• [WHAT IS EXPECTED] Of the lines in the entries below, state how many hold the word "diagram". Say nothing else.

• [ROWS]
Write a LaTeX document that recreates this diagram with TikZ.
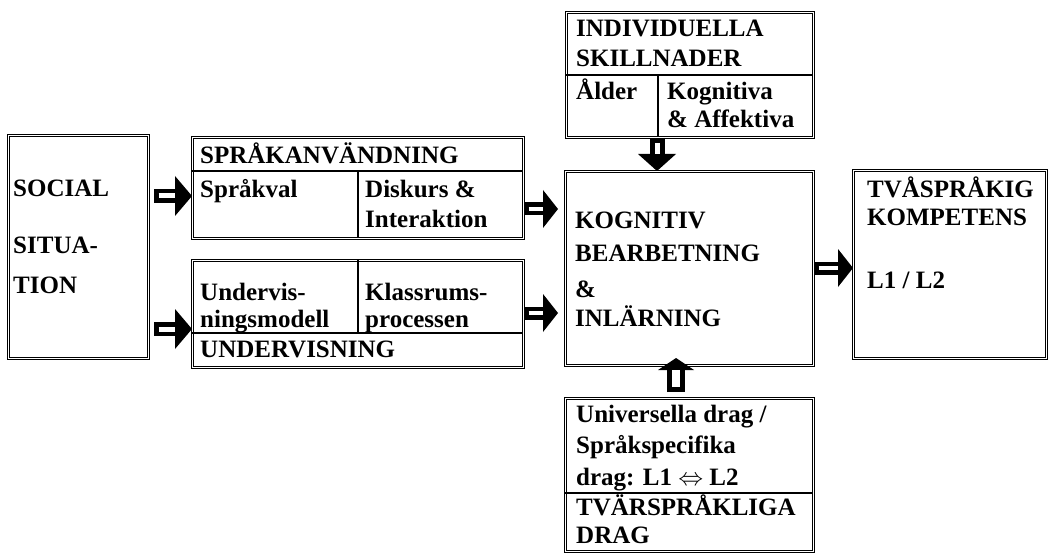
\documentclass[tikz,border=0pt]{standalone}
\usepackage{fontspec}
\setmainfont{Liberation Serif}
\usetikzlibrary{arrows.meta}

\tikzset{
  box/.style={draw, double, double distance=1.6pt, line width=1pt, inner sep=0pt, anchor=north west},
  txt/.style={anchor=base west, align=left, inner sep=0pt, font=\fontsize{25}{29}\selectfont\bfseries},
  split/.style={line width=1.1pt},
  % shaft width, inner white width, head width, head length
  hollow/.style n args={4}{line width=#1, -{Triangle[width=#3,length=#4,line width=0pt]},
    postaction={draw=white, line width=#2, -, shorten <=(#1-#2)/2, shorten >=#4}},
}

\begin{document}
\begin{tikzpicture}[x=1pt,y=-1pt]
\useasboundingbox (0,0) rectangle (1048,553);

% boxes
\node[box, minimum width=140pt, minimum height=223pt] (soc) at (8,135) {};
\node[box, minimum width=331pt, minimum height=101pt] (lang) at (192,137) {};
\node[box, minimum width=331pt, minimum height=107pt] (teach) at (192,260) {};
\node[box, minimum width=247pt, minimum height=125pt] (indiv) at (566,12) {};
\node[box, minimum width=248pt, minimum height=194pt] (kog) at (565,171) {};
\node[box, minimum width=248pt, minimum height=153pt] (cross) at (565,398) {};
\node[box, minimum width=193pt, minimum height=188pt] (comp) at (853,170) {};

% inner dividers
\draw[split] (192,171) -- (523,171);
\draw[split] (358,171) -- (358,238);
\draw[split] (192,333) -- (523,333);
\draw[split] (358,260) -- (358,333);
\draw[split] (566,75) -- (813,75);
\draw[split] (658,75) -- (658,137);
\draw[split] (565,493) -- (813,493);

% texts (placed at the baseline of the last line)
\node[txt] (socT) at (13,293) {SOCIAL\\[28pt]SITUA-\\[11pt]TION};
\node[txt] (langT) at (200,164) {SPRÅKANVÄNDNING};
\node[txt] (choice) at (200,198) {Språkval};
\node[txt] (disc) at (365,227) {Diskurs \&\\Interaktion};
\node[txt] (model) at (200,327) {Undervis-\\[-2pt]ningsmodell};
\node[txt] (room) at (365,327) {Klassrums-\\[-2pt]processen};
\node[txt] (teachT) at (200,357) {UNDERVISNING};
\node[txt] (indivT) at (576,67) {INDIVIDUELLA\\[1pt]SKILLNADER};
\node[txt] (age) at (576,100) {Ålder};
\node[txt] (affect) at (667,128) {Kognitiva\\[-1pt]\& Affektiva};
\node[txt] (kogT) at (575,326) {KOGNITIV\\[4pt]BEARBETNING\\[7pt]\&\\INLÄRNING};
\node[txt] (crossT) at (576,543) {Universella drag /\\[2pt]Språkspecifika\\[3pt]drag: L1 $\Leftrightarrow$ L2\\[1pt]TVÄRSPRÅKLIGA\\[-1pt]DRAG};
\node[txt] (compT) at (867,288) {TVÅSPRÅKIG\\[-1pt]KOMPETENS\\[34pt]L1 / L2};

% arrows
\coordinate (r1) at (154,196);
\coordinate (r2) at (154,329);
\coordinate (r3) at (558,209);
\coordinate (r4) at (558,313);
\coordinate (r5) at (0,268);
\coordinate (c1) at (657,0);
\coordinate (c2) at (676,392);
\coordinate (c3) at (676,358);

\draw[hollow={14pt}{5pt}{40pt}{17pt}] (r1) -- (lang.west |- r1);
\draw[hollow={14pt}{5pt}{40pt}{17pt}] (r2) -- (teach.west |- r2);
\draw[hollow={13pt}{4pt}{38pt}{15pt}] (lang.east |- r3) -- (r3);
\draw[hollow={13pt}{4pt}{38pt}{15pt}] (teach.east |- r4) -- (r4);
\draw[hollow={13pt}{4pt}{38pt}{15pt}] (kog.east |- r5) -- (comp.west |- r5);
\draw[hollow={15pt}{5pt}{38pt}{17pt}] (indiv.south -| c1) -- (kog.north -| c1);
\draw[hollow={18pt}{8pt}{36pt}{12pt}] (c2) -- (c3);
\end{tikzpicture}
\end{document}
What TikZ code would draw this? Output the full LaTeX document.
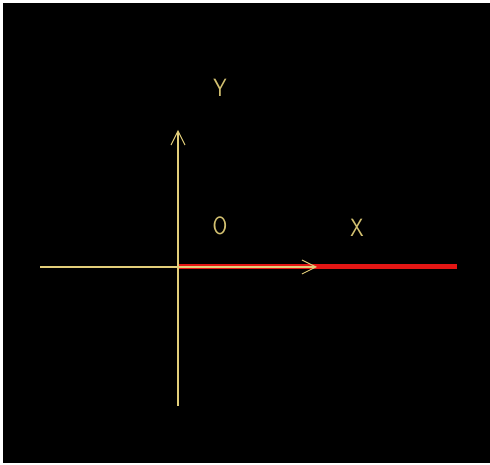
\documentclass[tikz,border=0pt]{standalone}
\usetikzlibrary{arrows.meta}
\definecolor{axisyel}{RGB}{226,206,122}
\definecolor{labyel}{RGB}{210,192,112}
\definecolor{redline}{RGB}{228,22,20}
\begin{document}
\begin{tikzpicture}[x=1pt,y=1pt,
  axis/.style={draw=axisyel,line width=1.1pt},
  vtip/.style={-{Straight Barb[length=14pt,width=14pt,line width=1pt]}},
  lab/.style={text=labyel,font=\sffamily\fontsize{25}{25}\selectfont,inner sep=0pt,xscale=0.85}]
\useasboundingbox (0,0) rectangle (490,465);
\fill[white] (0,0) rectangle (490,465);
\fill[black] (3,2) rectangle (490,462);
\coordinate (origin) at (178,198);
\coordinate (ytop) at (178,335);
\coordinate (ybot) at (178,59);
\coordinate (xleft) at (40,198);
\coordinate (xtip) at (317,198);
\coordinate (redend) at (457,198);
\draw[draw=redline,line width=5pt] (origin) -- (redend);
\draw[axis,vtip] (ybot) -- (ytop);
\draw[axis,vtip] (xleft) -- (xtip);
\node[lab] (ylab) at (220,377) {Y};
\node[lab] (olab) at (220,239) {O};
\node[lab] (xlab) at (357,237) {X};
\end{tikzpicture}
\end{document}
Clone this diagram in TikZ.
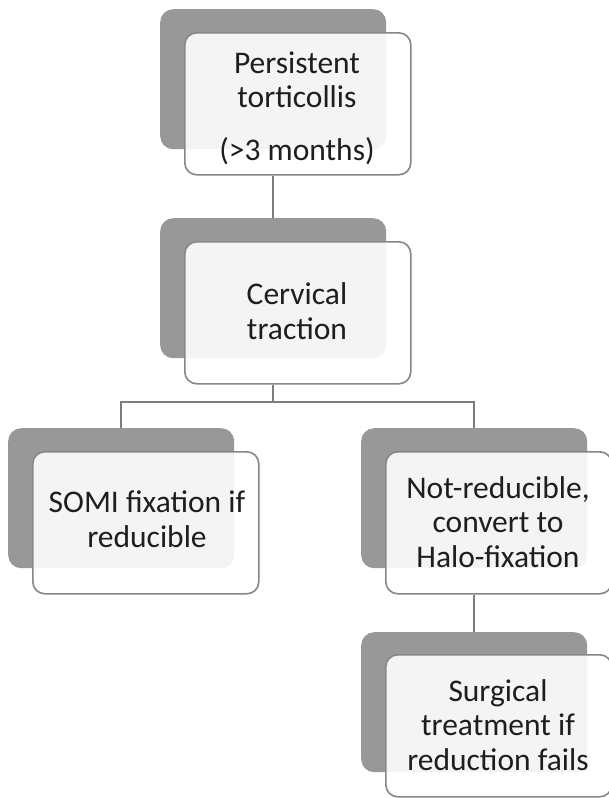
\documentclass[tikz,border=0pt]{standalone}
\usepackage{fontspec}
\setmainfont{Carlito}
\definecolor{backgray}{RGB}{152,152,152}
\definecolor{edgegray}{RGB}{135,135,135}
\definecolor{linegray}{RGB}{125,125,125}
\definecolor{txt}{RGB}{30,30,30}
\begin{document}
\begin{tikzpicture}[x=1pt,y=-1pt,
  back/.style={fill=backgray, draw=none, rounded corners=13pt, minimum width=226pt, minimum height=140pt, inner sep=0pt, anchor=north west},
  front/.style={fill=white, fill opacity=0.9, draw=edgegray, line width=1.6pt, rounded corners=12pt, minimum width=226pt, minimum height=142pt, inner sep=0pt, anchor=north west},
  lbl/.style={font=\fontsize{31.5}{34.5}\selectfont, align=center, text=txt, anchor=base, inner sep=0pt},
  link/.style={draw=linegray, line width=2pt}]
\useasboundingbox[fill=white] (0,0) rectangle (609,798);
% boxes
\node[back] (b1) at (160,9) {};
\node[front] (f1) at (184,32) {};
\node[back] (b2) at (160,218) {};
\node[front] (f2) at (184,241) {};
\node[back] (b3) at (8,428) {};
\node[front] (f3) at (32,451) {};
\node[back] (b4) at (361,428) {};
\node[front] (f4) at (385,451) {};
\node[back] (b5) at (361,632) {};
\node[front] (f5) at (385,654) {};
% labels (anchor at baseline of last line)
\node[lbl] (t1) at (297,160) {Persistent\\torticollis\\[18pt](>3 months)};
\node[lbl] (t2) at (297,339) {Cervical\\traction};
\node[lbl] (t3) at (147,547) {SOMI fixation if\\reducible};
\node[lbl] (t4) at (498,567) {Not-reducible,\\convert to\\Halo-fixation};
\node[lbl] (t5) at (498,770) {Surgical\\treatment if\\reduction fails};
% connectors
\coordinate (j) at (0,402);
\draw[link] (b1.center |- f1.south) -- (b2.north);
\draw[link] (b2.center |- f2.south) -- (b2.center |- j);
\draw[link] (b3.north) -- (b3.north |- j) -- (b4.north |- j) -- (b4.north);
\draw[link] (b4.center |- f4.south) -- (b5.north);
\end{tikzpicture}
\end{document}
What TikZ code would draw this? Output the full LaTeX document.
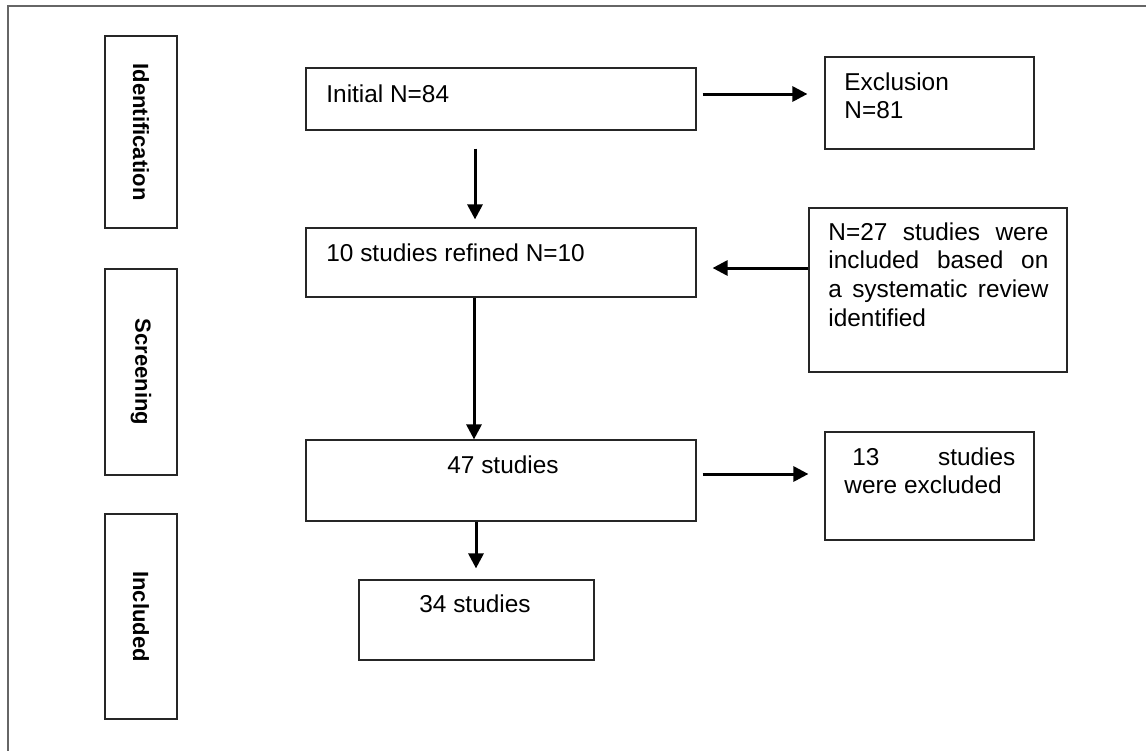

• [RESPONSE TO THIS TASK] 2